PROBLEM: Write out word for word each line of the records, beginning at the first and stopping after the line with "from bokeh.resources import INLINE". Leave the pictures out.
═════ ENTRIES SUPPLIED
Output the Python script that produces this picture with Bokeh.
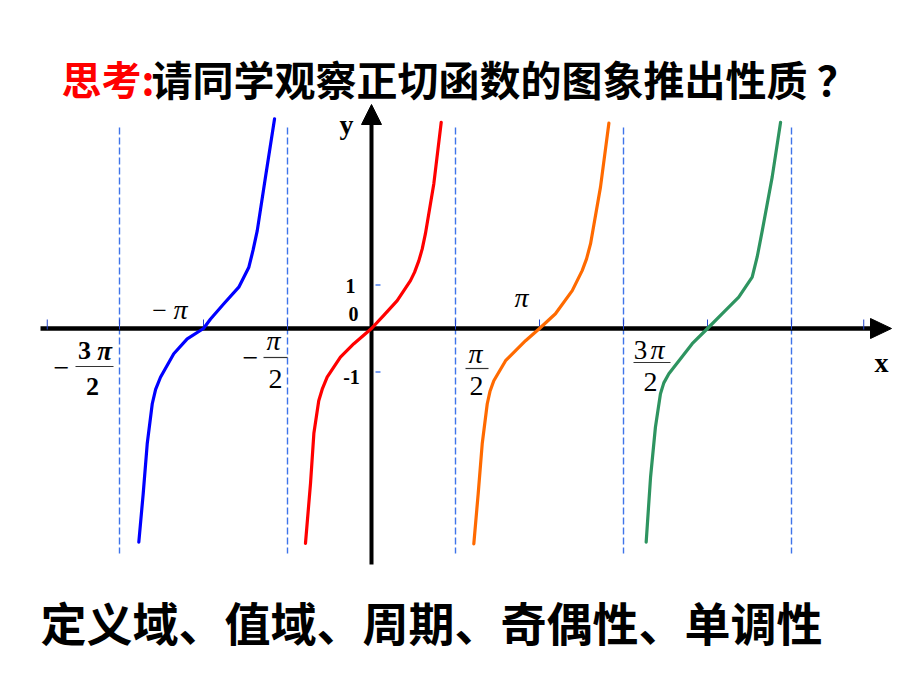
from bokeh.plotting import figure
from bokeh.models import Range1d
from bokeh.core.properties import value
from bokeh.embed import file_html
from bokeh.resources import INLINE

# ---------------- data (x in multiples of pi, y = value of tan branch as drawn) -------------
blue_x = [-0.577, -0.631, -0.680, -0.705, -0.730, -0.790, -0.879, -0.958, -1.000, -1.097, -1.177, -1.256, -1.285, -1.305, -1.335, -1.359, -1.385]
blue_y = [4.82, 3.48, 2.25, 1.80, 1.41, 0.95, 0.57, 0.22, 0.00, -0.24, -0.58, -1.12, -1.40, -1.73, -2.65, -3.80, -4.91]

red_x = [0.415, 0.371, 0.321, 0.302, 0.282, 0.256, 0.232, 0.153, 0.073, 0.000, -0.105, -0.185, -0.264, -0.292, -0.314, -0.343, -0.363, -0.393]
red_y = [4.74, 3.33, 2.18, 1.83, 1.56, 1.29, 1.10, 0.64, 0.30, 0.00, -0.35, -0.66, -1.12, -1.38, -1.66, -2.41, -3.56, -4.94]

orange_x = [1.413, 1.363, 1.304, 1.280, 1.254, 1.195, 1.095, 1.000, 0.917, 0.798, 0.728, 0.705, 0.689, 0.659, 0.635, 0.609]
orange_y = [4.72, 3.25, 1.95, 1.60, 1.33, 0.87, 0.34, 0.00, -0.28, -0.74, -1.20, -1.45, -1.73, -2.65, -3.80, -4.95]

green_x = [2.435, 2.385, 2.326, 2.296, 2.266, 2.186, 2.088, 2.000, 1.909, 1.770, 1.740, 1.720, 1.690, 1.661, 1.635]
green_y = [4.74, 3.48, 2.25, 1.65, 1.18, 0.72, 0.34, 0.00, -0.35, -1.04, -1.25, -1.50, -2.27, -3.42, -4.91]

asymptotes = [-1.5, -0.5, 0.5, 1.5, 2.5]
x_tick_marks = [-1.93, -1.5, -1.0, -0.5, 0.5, 1.0, 1.5, 2.0, 2.5, 2.93]
y_tick_marks = [1, -1]
y_tick_labels = ["1", "0", "-1"]

title_red = "思考:"
title_black = "请同学观察正切函数的图象推出性质 ？"
footer = "定义域、值域、周期、奇偶性、单调性"

# ---------------- layout constants (pixels) ----------------
W, H = 920, 690
OX, OY = 371, 328      # pixel of origin
SX, SY = 168.0, 43.5   # px per pi, px per unit


def X(px):
    return (px - OX) / SX


def Y(py):
    return (OY - py) / SY


def PX(v):
    return OX + SX * v


p = figure(width=W, height=H, output_backend="svg", toolbar_location=None,
           x_range=Range1d(X(0), X(W)), y_range=Range1d(Y(H), Y(0)),
           min_border=0, x_axis_type=None, y_axis_type=None)
p.grid.visible = False
p.outline_line_color = None
p.background_fill_color = "white"
p.border_fill_color = "white"

# asymptotes
p.segment(x0=asymptotes, y0=[Y(127)] * len(asymptotes), x1=asymptotes, y1=[Y(553)] * len(asymptotes),
          line_color="#3f74ea", line_width=1.4, line_dash="7 3")

# axes
p.segment(x0=[X(40)], y0=[0], x1=[X(872)], y1=[0], line_color="black", line_width=4.5)
p.patch(x=[X(870), X(891), X(870)], y=[Y(318), 0, Y(338)], fill_color="black", line_color="black")
p.segment(x0=[0], y0=[Y(564)], x1=[0], y1=[Y(121)], line_color="black", line_width=4)
p.patch(x=[X(361), 0, X(381)], y=[Y(124), Y(104), Y(124)], fill_color="black", line_color="black")

# tick marks
p.segment(x0=x_tick_marks, y0=[Y(319)] * len(x_tick_marks), x1=x_tick_marks, y1=[Y(329)] * len(x_tick_marks),
          line_color="#2244cc", line_width=1)
p.segment(x0=[X(375)] * 2, y0=y_tick_marks, x1=[X(380)] * 2, y1=y_tick_marks, line_color="#3f74ea", line_width=1.4)

# curves
for xs, ys, c in [(blue_x, blue_y, "#0000ff"), (red_x, red_y, "#ff0000"),
                  (orange_x, orange_y, "#ff6a00"), (green_x, green_y, "#2e9460")]:
    p.line(xs, ys, line_color=c, line_width=3.2, line_join="round", line_cap="round")

serif = value("Liberation Serif")

# axis letters
p.text(x=[X(346)], y=[Y(124)], text=["y"], text_font=serif, text_font_style="bold",
       text_font_size="28px", text_align="center", text_baseline="middle", text_color="black")
p.text(x=[X(881)], y=[Y(362)], text=["x"], text_font=serif, text_font_style="bold",
       text_font_size="28px", text_align="center", text_baseline="middle", text_color="black")

# y labels
p.text(x=[X(350), X(353), X(351)], y=[Y(285), Y(313), Y(376)], text=y_tick_labels,
       text_font=serif, text_font_style="bold", text_font_size="20px",
       text_align="center", text_baseline="middle", text_color="black")


def lab(v, dx, py, s, style="normal", size="28px"):
    p.text(x=[X(PX(v) + dx)], y=[Y(py)], text=[s], text_font=serif, text_font_style=style,
           text_font_size=size, text_align="center", text_baseline="middle", text_color="black")


def bar(v, dx0, dx1, py):
    p.segment(x0=[X(PX(v) + dx0)], y0=[Y(py)], x1=[X(PX(v) + dx1)], y1=[Y(py)], line_color="#333333", line_width=1.2)


# -3pi/2
lab(-1.5, -58, 367, "−", "normal", "28px")
lab(-1.5, -35, 350, "3", "bold", "26px")
lab(-1.5, -15, 350, "π", "bold italic", "27px")
bar(-1.5, -44, -6, 366)
lab(-1.5, -27, 386, "2", "bold", "26px")
# -pi
lab(-1.0, -44, 310, "−", "normal", "26px")
lab(-1.0, -23, 309, "π", "italic", "28px")
# -pi/2
lab(-0.5, -37, 357, "−", "normal", "28px")
lab(-0.5, -14, 340, "π", "italic", "28px")
bar(-0.5, -24, 0, 357)
lab(-0.5, -12, 378, "2", "normal", "28px")
# pi/2
lab(0.5, 20, 353, "π", "italic", "28px")
bar(0.5, 10, 33, 368)
lab(0.5, 21, 385, "2", "normal", "28px")
# pi
lab(1.0, -18, 297, "π", "italic", "28px")
# 3pi/2
lab(1.5, 17, 349, "3", "normal", "27px")
lab(1.5, 34, 349, "π", "italic", "28px")
bar(1.5, 10, 47, 362)
lab(1.5, 27, 381, "2", "normal", "28px")

cjk = value("Noto Sans CJK SC")
p.text(x=[X(61)], y=[Y(77)], text=[title_red], text_font=cjk, text_font_style="bold",
       text_font_size="40px", text_align="left", text_baseline="middle", text_color="#ff0000")
p.text(x=[X(151)], y=[Y(77)], text=[title_black], text_font=cjk, text_font_style="bold",
       text_font_size="41px", text_align="left", text_baseline="middle", text_color="black")
p.text(x=[X(40)], y=[Y(620)], text=[footer], text_font=cjk, text_font_style="bold",
       text_font_size="46px", text_align="left", text_baseline="middle", text_color="black")

open("out.html", "w").write(file_html(p, INLINE))
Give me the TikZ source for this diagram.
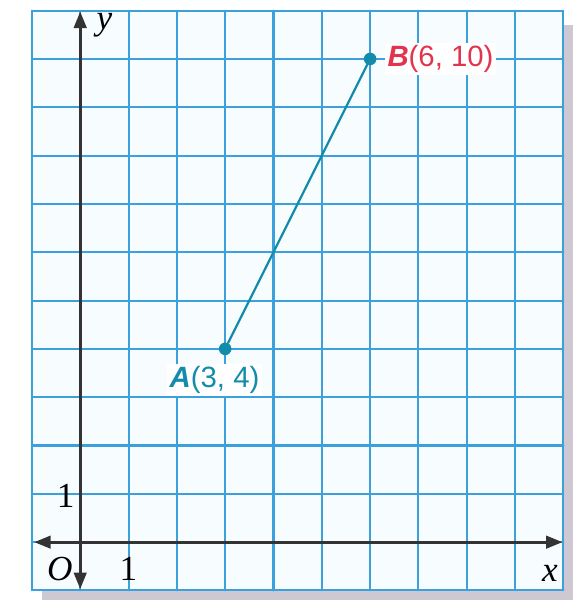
\documentclass[tikz,border=0pt]{standalone}
\usepackage{fontspec}
\setmainfont{Liberation Serif}
\newfontfamily\labfont{Liberation Sans}
\usetikzlibrary{arrows.meta}
\definecolor{gridblue}{RGB}{60,160,220}
\definecolor{segteal}{RGB}{18,140,170}
\definecolor{labred}{RGB}{226,52,78}
\definecolor{shadowgray}{RGB}{205,200,210}
\tikzset{
  gridline/.style={gridblue,line width=1.2pt},
  axisline/.style={line width=1.6pt,black!80,{Triangle[length=3.4mm,width=2.6mm]}-{Triangle[length=3.4mm,width=2.6mm]}},
  ptdot/.style={circle,fill=segteal,inner sep=0pt,minimum size=2.6mm},
  ptlab/.style={fill=white,inner sep=1.5pt,font=\labfont\LARGE},
  axlab/.style={font=\huge}
}

\begin{document}
\begin{tikzpicture}[line cap=round,line join=round,every node/.style={inner sep=1pt}]
  \useasboundingbox (-1.66,-1.28) rectangle (10.47,11.22);
  % 阴影
  \fill[shadowgray] (-0.8,-1.2) rectangle (10.2,10.7);
  \fill[white!97!cyan] (-1,-1) rectangle (10,11);
  % 网格
  \foreach \x in {-1,0,...,10} {
    \draw[gridline] (\x,-1) -- (\x,11);
  }
  \foreach \y in {-1,0,...,11} {
    \draw[gridline] (-1,\y) -- (10,\y);
  }
  % 坐标轴
  \coordinate (xl) at (-0.95,0);
  \coordinate (xr) at (9.98,0);
  \coordinate (yd) at (0,-0.97);
  \coordinate (yu) at (0,10.98);
  \draw[axisline] (xl) -- (xr);
  \draw[axisline] (yd) -- (yu);
  \node[axlab] (xlab) at (9.72,-0.64) {\itshape x};
  \node[axlab] (ylab) at (0.5,10.7) {\itshape y};
  \node[axlab] (olab) at (-0.42,-0.56) {\itshape O};
  \node[axlab] (xone) at (1,-0.56) {1};
  \node[axlab] (yone) at (-0.3,0.95) {1};
  % 线段
  \node[ptdot] (pA) at (3,4) {};
  \node[ptdot] (pB) at (6,10) {};
  \draw[segteal,line width=1.3pt] (pA) -- (pB);
  \node[ptlab,text=segteal,anchor=north] (labA) at (2.78,3.7) {\textbf{\textit{A}}(3, 4)};
  \node[ptlab,text=labred,anchor=west] (labB) at (6.3,10) {\textbf{\textit{B}}(6, 10)};
\end{tikzpicture}
\end{document}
══════════
RESPONSE BELOW:
Output the Python script that produces this picture with Bokeh.
from bokeh.plotting import figure
from bokeh.models import Range1d
from bokeh.core.properties import value
from bokeh.embed import file_html
from bokeh.resources import INLINE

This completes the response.